Finding the tangent of an ellipse that is perpendicular to a line The books say's 

"Find the equations of the tangents to $x^2+3y^2=4$ which are
  perpendicular to the line $x-2y=7$"

I've graphed them and found that the given line does not pass through the ellipse and the gradient of the tangent should be $dy/dx=-x/3y$. I don't know how to get an expression for the tangent because all the examples we did had a given point as well or the line intercepted the curve and i could find a point using simEqu. please help!
 A: Hint: Slope of the equation $x-2y=7$ is $0.5$. So the slope of the tangent to the ellipse is $-2$. So we get $$-2=\dfrac{-x}{3y}$$
Then find the points at which the tangent cuts the ellipse using this equation and then get the equation(s).

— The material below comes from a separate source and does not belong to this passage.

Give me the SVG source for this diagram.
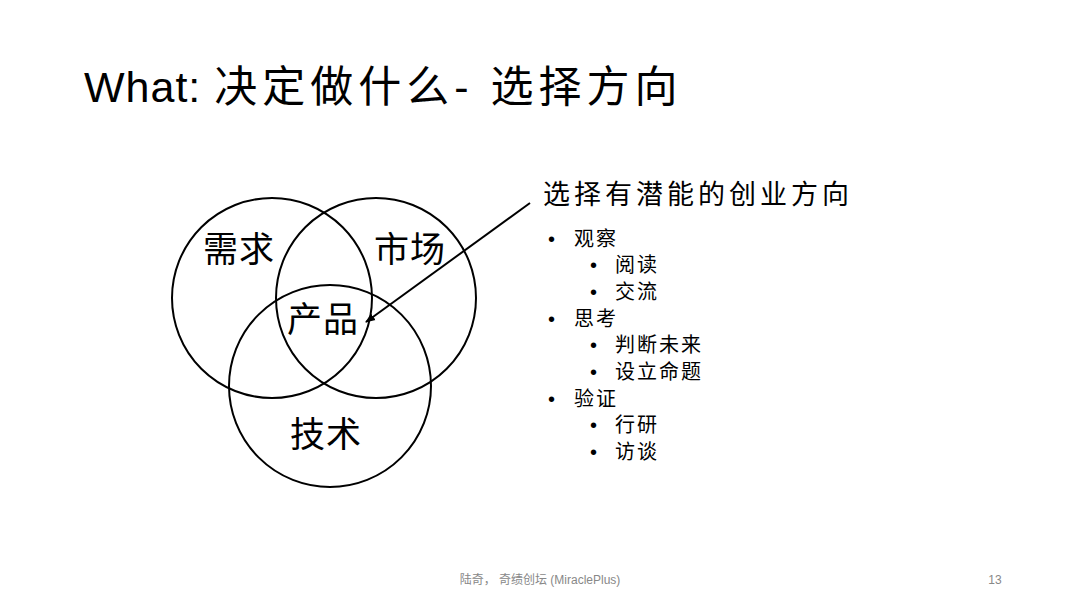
<svg xmlns="http://www.w3.org/2000/svg" width="1080" height="608" viewBox="0 0 1080 608">
<style>
.c{fill:none;stroke:#000;stroke-width:2}
.t{font-family:"Liberation Sans","Noto Sans CJK SC",sans-serif;fill:#000}
.v{font-size:35px;letter-spacing:1px}
.b{font-size:20px;letter-spacing:2px}
</style>
<defs><marker id="a" markerWidth="10" markerHeight="10" refX="9" refY="5" orient="auto" markerUnits="userSpaceOnUse"><path d="M0,1L10,5L0,9z" fill="#000"/></marker></defs>
<rect width="1080" height="608" fill="#fff"/>
<text class="t" x="84" y="102" font-size="43" letter-spacing="1">What: <tspan letter-spacing="5">决定做什么- 选择方向</tspan></text>
<g id="venn">
<circle class="c" cx="272" cy="298" r="100"/>
<circle class="c" cx="376" cy="298" r="100"/>
<circle class="c" cx="330" cy="386" r="101"/>
</g>
<g id="n1"><text class="t v" x="203" y="262">需求</text></g>
<g id="n2"><text class="t v" x="374" y="262">市场</text></g>
<g id="n3"><text class="t v" x="287" y="332">产品</text></g>
<g id="n4"><text class="t v" x="290" y="447">技术</text></g>
<g id="connectors"><line x1="530" y1="203" x2="366" y2="322" stroke="#000" stroke-width="2" marker-end="url(#a)"/></g>
<g id="list" class="t b">
<text x="543" y="204" font-size="27" letter-spacing="4">选择有潜能的创业方向</text>
<text x="548" y="246">•</text><text x="574" y="246">观察</text>
<text x="590" y="272">•</text><text x="615" y="272">阅读</text>
<text x="590" y="299">•</text><text x="615" y="299">交流</text>
<text x="548" y="326">•</text><text x="574" y="326">思考</text>
<text x="590" y="352">•</text><text x="615" y="352">判断未来</text>
<text x="590" y="379">•</text><text x="615" y="379">设立命题</text>
<text x="548" y="406">•</text><text x="574" y="406">验证</text>
<text x="590" y="432">•</text><text x="615" y="432">行研</text>
<text x="590" y="459">•</text><text x="615" y="459">访谈</text>
</g>
<text class="t" x="540" y="584" font-size="12" text-anchor="middle" style="fill:#888">陆奇， 奇绩创坛 (MiraclePlus)</text>
<text class="t" x="995" y="584" font-size="12" text-anchor="middle" style="fill:#888">13</text>
</svg>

A: You are correct that the gradient of the tangent to the ellipse at a point $(x,y)$ will be $-x/3y$. You should then note that the equation $x - 2y = 7$ can be rearranged to $y = \frac{1}{2}x - \frac{7}{2}$ from which it is clear that the slope of the given line is $1/2$. Thus, lines perpendicular to it should have slope $-2$. This means you need tangent lines to the ellipse with slope $-2$ so we should have $-x/3y = -2$ which implies $x=6y$. Then, we need $(x,y) = (6y,y)$ to be a point on the ellipse, so it should satisfy $x^2 + 3y^2 = 4$. That is, $4 = (6y)^2 + 3y^2 = 39y^2$. So $y = \pm \sqrt{4/39}$. Then we can rearrange the ellipse equation to see that $x^2 = 4 - 3y^2 = 4 - \frac{4}{39} = \frac{152}{39}$. So points on the ellipse satisfying $-x/3y = -2$ are $(x,y) = \pm(\sqrt{4/39},\sqrt{152/39})$.